Mineral Collection

Collections | Updated 4 months ago

The Earth and Planetary Sciences department at the Western Australian Museum maintains a comprehensive reference collection of minerals from Western Australia.

The Mineral Collection comprises three components:

  • the Museum's original mineral collection dating back to 1881
  • the Simpson Collection, and
  • the Mineral Division Collection (MDC).

The Simpson Collection comprises several thousand specimens collected during the period 1897 to 1939 by the late Dr Edward S. Simpson (which formed the basis of his definitive three-volume text ‘Minerals of Western Australia’).

A larger number of specimens collected since Dr Simpson’s death were also incorporated into the Simpson Collection and the adjunct Mineral Division Collection (MDC), both of which were the responsibility of the Chemistry Centre of Western Australia until 1994.

The combined collections now total more than 30,000 specimens. For historical reasons the three collections are kept as recognisable entities.

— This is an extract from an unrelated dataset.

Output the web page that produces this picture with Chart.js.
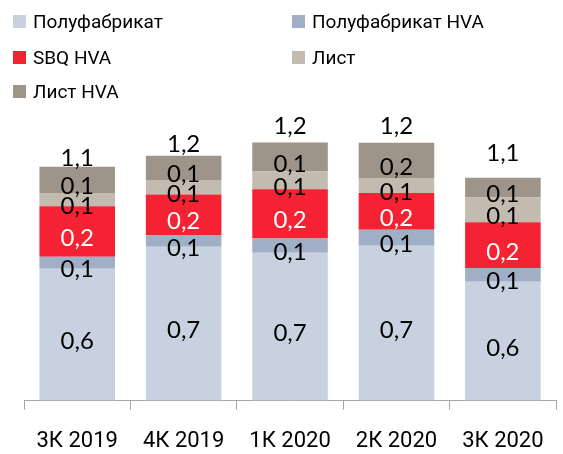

Although Dr. Simpson bequeathed his collection to the Western Australian Museum, it remained at the then Government Chemical Laboratories for an extended period, as the Museum lacked a professional mineralogist. But in 1985 the Museum appointed its first permanent Curator of Mineralogy and Meteoritics, thus on 1 July 1994, responsibility for the Simpson and MDC Collections was returned to the Museum and the collections were transferred.

The Simpson and MDC Collections contain representative mineral samples from most areas of Western Australia and from many of the major discoveries of both economic and uneconomic minerals.

Part of the collection represents a historical record of exhausted and inaccessible mineral occurrences, which are now largely irreplaceable.

Specimens from the collection can be examined by appointment. Small groups (no more than about ten) are welcome. The collection is used widely by prospectors, industry and academia.